++++ Source material ++++

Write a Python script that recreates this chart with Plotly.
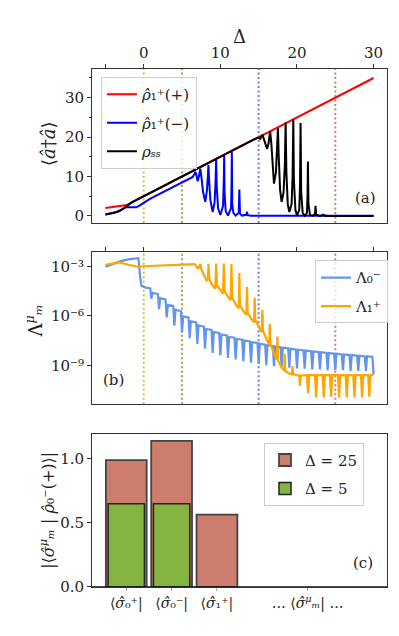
import numpy as np
import plotly.graph_objects as go

# dotted guide lines: detuning and colour
marker_deltas = [0, 5, 15, 25]
marker_colors = ["#c8c840", "#86b440", "#7c7ccf", "#c98070"]

# (a) photon number <a^dag a> vs detuning, (Delta, value)
rho1_plus = [(-5.0, 2.0), (-4.0, 2.3), (-3.0, 2.55), (-2.5, 2.65), (-2.2, 2.8), (-2.0, 3.0),
             (0.0, 5.0), (30.0, 35.0)]

rho1_minus = [(-5.0, 0.35), (-4.5, 0.5), (-4.0, 0.75), (-3.5, 1.05), (-3.0, 1.55), (-2.6, 1.95),
              (-2.2, 2.3), (-1.8, 2.2), (-1.35, 2.1), (-1.0, 2.2), (-0.5, 2.7), (0.0, 3.4),
              (0.5, 3.95), (1.0, 4.5), (3.0, 6.5), (5.0, 8.4), (6.0, 9.4), (6.4, 9.9),
              (6.6, 10.6), (6.75, 11.2), (6.9, 10.2), (7.04, 8.8), (7.2, 10.0), (7.39, 12.0),
              (7.55, 9.5), (7.75, 6.0), (8.03, 3.6), (8.25, 6.5), (8.35, 9.5), (8.45, 12.9),
              (8.55, 8.5), (8.7, 4.0), (9.0, 1.0), (9.25, 3.5), (9.37, 8.5), (9.45, 14.2),
              (9.53, 7.5), (9.7, 2.0), (10.0, 0.25), (10.35, 2.5), (10.45, 9.0), (10.5, 15.3),
              (10.55, 6.0), (10.7, 1.2), (11.0, 0.12), (11.4, 2.0), (11.47, 9.0), (11.5, 16.3),
              (11.55, 3.0), (11.7, 0.8), (12.0, 0.08), (12.4, 0.8), (12.48, 6.7), (12.56, 0.6),
              (12.8, 0.1), (13.4, 0.3), (13.48, 1.1), (13.56, 0.2), (14.0, 0.05), (30.0, 0.05)]

rho_ss = [(-5.0, 0.4), (-4.5, 0.55), (-4.0, 0.75), (-3.5, 1.0), (-3.0, 1.4), (-2.5, 2.1),
          (-2.0, 2.9), (-1.5, 3.5), (0.0, 5.0), (14.9, 19.9), (15.2, 19.55), (15.5, 20.6),
          (15.8, 18.8), (16.1, 17.0), (16.3, 18.5), (16.5, 21.5), (16.65, 18.5), (16.8, 12.5),
          (17.0, 8.2), (17.25, 11.0), (17.42, 16.5), (17.52, 22.3), (17.62, 15.0), (17.8, 6.5),
          (18.0, 3.6), (18.25, 6.0), (18.42, 13.0), (18.52, 23.8), (18.62, 11.0), (18.8, 3.0),
          (19.0, 1.0), (19.3, 3.0), (19.43, 10.0), (19.52, 24.5), (19.6, 9.0), (19.8, 1.5),
          (20.0, 0.15), (20.3, 1.5), (20.4, 8.0), (20.47, 23.6), (20.55, 6.0), (20.75, 0.7),
          (21.0, 0.05), (21.3, 0.8), (21.38, 5.0), (21.43, 13.8), (21.5, 3.0), (21.7, 0.3),
          (22.0, 0.02), (22.35, 0.5), (22.42, 2.6), (22.5, 0.3), (23.0, 0.02), (23.4, 0.2),
          (23.45, 0.45), (23.52, 0.1), (24.0, 0.02), (30.0, 0.02)]

# (b) log10 of the eigenvalue magnitudes, (Delta, log10 value)
lam0_minus = [(-5.0, -3.02), (-4.0, -2.83), (-3.0, -2.68), (-2.0, -2.57), (-1.0, -2.52),
              (-0.7, -2.5), (-0.45, -3.7), (-0.3, -4.17),
              (0.0, -4.24), (0.15, -4.27), (0.85, -4.33),
              (1.0, -4.96), (1.15, -4.6), (1.85, -4.68),
              (2.0, -5.6), (2.15, -4.93), (2.85, -5.02),
              (3.0, -6.1), (3.15, -5.33), (3.85, -5.4),
              (4.0, -6.6), (4.15, -5.63), (4.85, -5.72),
              (5.0, -7.0), (5.15, -6.03), (5.85, -6.1),
              (6.0, -7.35), (6.15, -6.33), (6.85, -6.4),
              (7.0, -7.7), (7.15, -6.58), (7.85, -6.65),
              (8.0, -8.0), (8.15, -6.8), (8.85, -6.86),
              (9.0, -8.25), (9.15, -6.98), (9.85, -7.04),
              (10.0, -8.4), (10.15, -7.13), (10.85, -7.19),
              (11.0, -8.55), (11.15, -7.28), (11.85, -7.33),
              (12.0, -8.65), (12.15, -7.4), (12.85, -7.45),
              (13.0, -8.75), (13.15, -7.5), (13.85, -7.55),
              (14.0, -8.85), (14.15, -7.6), (14.85, -7.65),
              (15.0, -8.9), (15.15, -7.7), (15.85, -7.75),
              (16.0, -9.0), (16.15, -7.78), (16.85, -7.83),
              (17.0, -9.05), (17.15, -7.86), (17.85, -7.9),
              (18.0, -9.1), (18.15, -7.93), (18.85, -7.97),
              (19.0, -9.15), (19.15, -8.0), (19.85, -8.04),
              (20.0, -9.2), (20.15, -8.06), (20.85, -8.1),
              (21.0, -9.2), (21.15, -8.11), (21.85, -8.15),
              (22.0, -9.25), (22.15, -8.16), (22.85, -8.2),
              (23.0, -9.25), (23.15, -8.21), (23.85, -8.25),
              (24.0, -9.3), (24.15, -8.26), (24.85, -8.3),
              (25.0, -9.3), (25.15, -8.3), (25.85, -8.34),
              (26.0, -9.3), (26.15, -8.34), (26.85, -8.38),
              (27.0, -9.35), (27.15, -8.38), (27.85, -8.42),
              (28.0, -9.35), (28.15, -8.42), (28.85, -8.46),
              (29.0, -9.35), (29.15, -8.45), (29.85, -8.5),
              (30.0, -9.55)]

lam1_plus = [(-5.0, -2.9), (-4.0, -2.82), (-3.2, -2.76), (-2.0, -2.9), (-0.8, -3.02), (0.0, -2.99),
             (2.0, -2.94), (4.0, -2.9), (6.6, -2.86),
             (6.85, -2.95), (7.05, -3.15), (7.25, -3.0), (7.4, -2.85),
             (7.5, -3.15), (7.8, -3.5), (8.2, -3.85), (8.38, -3.8), (8.45, -2.85),
             (8.55, -3.75), (8.9, -4.1), (9.35, -4.35), (9.45, -2.82),
             (9.55, -4.15), (10.0, -4.45), (10.35, -4.65), (10.45, -2.82),
             (10.55, -4.5), (11.0, -4.85), (11.35, -5.05), (11.45, -2.85),
             (11.55, -4.9), (12.0, -5.3), (12.4, -5.55), (12.48, -3.4),
             (12.56, -5.35), (13.0, -5.7), (13.4, -5.95), (13.48, -4.25),
             (13.56, -5.8), (14.0, -6.15), (14.4, -6.4), (14.48, -4.9),
             (14.56, -6.25), (15.0, -6.65), (15.4, -7.0), (15.48, -5.65),
             (15.56, -6.9), (16.0, -7.4), (16.38, -7.75), (16.45, -6.5),
             (16.53, -7.7), (17.0, -8.3), (17.38, -8.65), (17.45, -7.25),
             (17.52, -8.7), (18.0, -9.15), (18.33, -9.3), (18.4, -8.3),
             (18.47, -9.35), (19.0, -9.5), (19.35, -9.55), (19.42, -9.05),
             (19.5, -9.55), (20.0, -9.6), (20.3, -9.62), (20.4, -10.25), (20.5, -9.62),
             (21.3, -9.6), (21.45, -10.7), (21.6, -9.6),
             (22.35, -9.6), (22.5, -10.95), (22.65, -9.6),
             (23.35, -9.6), (23.5, -10.95), (23.65, -9.6),
             (24.3, -9.6), (24.45, -10.9), (24.6, -9.6),
             (25.35, -9.6), (25.5, -10.95), (25.65, -9.6),
             (26.35, -9.6), (26.5, -10.95), (26.65, -9.6),
             (27.35, -9.6), (27.5, -10.95), (27.65, -9.6),
             (28.35, -9.6), (28.5, -10.95), (28.65, -9.6),
             (29.3, -9.6), (29.45, -10.9), (29.6, -9.6),
             (30.0, -9.58)]

# (c) overlaps with the left eigenmatrices
bar_slots = [0, 1, 2]
overlap_d25 = [0.99, 1.14, 0.565]
bar_slots_d5 = [0, 1]
overlap_d5 = [0.65, 0.65]
slot_ticks = [0, 1, 2, 4]
slot_labels = ["⟨<i>σ̂</i>₀⁺|", "⟨<i>σ̂</i>₀⁻|", "⟨<i>σ̂</i>₁⁺|",
               "… ⟨<i>σ̂</i><sup><i>μ</i></sup><i>ₘ</i>| …"]

W, H = 399, 636
FONT = "DejaVu Serif"


def xy(points):
    xs, ys = zip(*points)
    return list(xs), list(ys)


def px_x(p):
    return p / W


def px_y(p):
    return 1 - p / H


fig = go.Figure()

# ---- panel (a)
for pts, name, color in [
    (rho1_plus, "<i>ρ̂</i>₁⁺(+)", "#ff0000"),
    (rho1_minus, "<i>ρ̂</i>₁⁺(−)", "#0000ff"),
    (rho_ss, "<i>ρₛₛ</i>", "#000000"),
]:
    x, y = xy(pts)
    fig.add_trace(go.Scatter(x=x, y=y, mode="lines", name=name, legend="legend",
                             legendgroup=name, line=dict(color=color, width=2),
                             xaxis="x", yaxis="y"))

# ---- panel (b)
for pts, name, color in [
    (lam0_minus, "Λ₀⁻", "#6495ed"),
    (lam1_plus, "Λ₁⁺", "#ffa500"),
]:
    x, ly = xy(pts)
    fig.add_trace(go.Scatter(x=x, y=np.power(10.0, ly), mode="lines", name=name, legend="legend2",
                             legendgroup=name, line=dict(color=color, width=2.2),
                             xaxis="x2", yaxis="y2"))

# ---- panel (c)
fig.add_trace(go.Bar(x=bar_slots, y=overlap_d25, width=0.9, name="Δ = 25", legend="legend3",
                     legendgroup="d25", marker=dict(color="#cd7d6e", line=dict(color="#444", width=1.8)),
                     xaxis="x3", yaxis="y3"))
fig.add_trace(go.Bar(x=bar_slots_d5, y=overlap_d5, width=0.8, name="Δ = 5", legend="legend3",
                     legendgroup="d5", marker=dict(color="#86b440", line=dict(color="#222", width=1.5)),
                     xaxis="x3", yaxis="y3"))

# dotted guide lines in (a) and (b)
shapes = []
for d, c in zip(marker_deltas, marker_colors):
    for xr, yr in [("x", "y domain"), ("x2", "y2 domain")]:
        shapes.append(dict(type="line", xref=xr, yref=yr, x0=d, x1=d, y0=0, y1=1, layer="below",
                           line=dict(color=c, width=2, dash="2px,2.5px")))
shapes.append(dict(type="line", xref="x3 domain", yref="y3", x0=0, x1=1, y0=0, y1=0,
                   line=dict(color="#111", width=1.5)))

frame = dict(showline=True, mirror=True, linecolor="#333", linewidth=1, showgrid=False,
             zeroline=False, ticks="outside", ticklen=4, tickcolor="#333",
             tickfont=dict(family=FONT, size=15, color="#222"))
xdom = [px_x(84), px_x(379)]
minus5_tick = dict(tickvals=[-5], ticks="outside", ticklen=4, tickcolor="#333")

legend_style = dict(bgcolor="rgba(255,255,255,0.8)", bordercolor="#cccccc", borderwidth=1,
                    font=dict(family=FONT, size=15, color="#222"), xanchor="left",
                    yanchor="top", tracegroupgap=6, itemwidth=30)

annotations = [
    dict(text="Δ", x=px_x(231), y=px_y(29), font=dict(size=18)),
    dict(text="(a)", x=px_x(357), y=px_y(193), font=dict(size=15)),
    dict(text="(b)", x=px_x(105), y=px_y(377), font=dict(size=15)),
    dict(text="(c)", x=px_x(355), y=px_y(563), font=dict(size=15)),
    dict(text="⟨<i>â</i>†<i>â</i>⟩", x=px_x(40), y=px_y(138), textangle=-90,
         font=dict(size=18)),
    dict(text="Λ<sup><i>μ</i></sup><i>ₘ</i>", x=px_x(26), y=px_y(318), textangle=-90,
         font=dict(size=18)),
    dict(text="|⟨<i>σ̂</i><sup><i>μ</i></sup><i>ₘ</i> | <i>ρ̂</i>₀⁻(+)⟩|",
         x=px_x(40), y=px_y(510), textangle=-90, font=dict(size=16)),
]
for a in annotations:
    a.update(xref="paper", yref="paper", showarrow=False, xanchor="center", yanchor="middle")
    a["font"].update(family=FONT, color="#222")

fig.update_layout(
    width=W, height=H, autosize=False,
    margin=dict(l=0, r=0, t=0, b=0),
    paper_bgcolor="white", plot_bgcolor="white",
    font=dict(family=FONT, size=15, color="#222"),
    barmode="overlay",
    xaxis=dict(frame, domain=xdom, anchor="y", side="top", range=[-6.75, 31.75],
               tickvals=[0, 10, 20, 30], minor=minus5_tick),
    yaxis=dict(frame, domain=[px_y(218), px_y(62)], anchor="x", range=[-1.76, 37.25],
               tickvals=[0, 10, 20, 30],
               minor=dict(tickvals=[5, 15, 25, 35], ticks="outside", ticklen=2, tickcolor="#333")),
    xaxis2=dict(frame, domain=xdom, anchor="y2", side="top", range=[-6.75, 31.75],
                tickvals=[0, 10, 20, 30], minor=minus5_tick, showticklabels=False),
    yaxis2=dict(frame, domain=[px_y(402), px_y(247.5)], anchor="x2", type="log",
                range=[-11.37, -2.125], tickvals=[1e-3, 1e-6, 1e-9],
                ticktext=["10⁻³", "10⁻⁶", "10⁻⁹"]),
    xaxis3=dict(frame, domain=xdom, anchor="y3", range=[-0.756, 5.75],
                tickvals=slot_ticks, ticktext=slot_labels, ticklen=3, tickcolor="#aaa",
                tickfont=dict(family=FONT, size=14, color="#222")),
    yaxis3=dict(frame, domain=[px_y(587.3), px_y(432.3)], anchor="x3", range=[0, 1.192],
                tickvals=[0, 0.5, 1.0], ticktext=["0.0", "0.5", "1.0"]),
    legend=dict(legend_style, x=px_x(93), y=px_y(70)),
    legend2=dict(legend_style, x=px_x(307), y=px_y(256)),
    legend3=dict(legend_style, x=px_x(256), y=px_y(441)),
    shapes=shapes,
    annotations=annotations,
    showlegend=True,
)

fig.write_html("out.html")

++++

Task statement » Reproduce the data above word for word from its first line through the line that holds "(0.0, 5.0), (30.0, 35.0)]", both ends included; skip pictures.

Result of this exercise »
Write a Python script that recreates this chart with Plotly.
import numpy as np
import plotly.graph_objects as go

# dotted guide lines: detuning and colour
marker_deltas = [0, 5, 15, 25]
marker_colors = ["#c8c840", "#86b440", "#7c7ccf", "#c98070"]

# (a) photon number <a^dag a> vs detuning, (Delta, value)
rho1_plus = [(-5.0, 2.0), (-4.0, 2.3), (-3.0, 2.55), (-2.5, 2.65), (-2.2, 2.8), (-2.0, 3.0),
             (0.0, 5.0), (30.0, 35.0)]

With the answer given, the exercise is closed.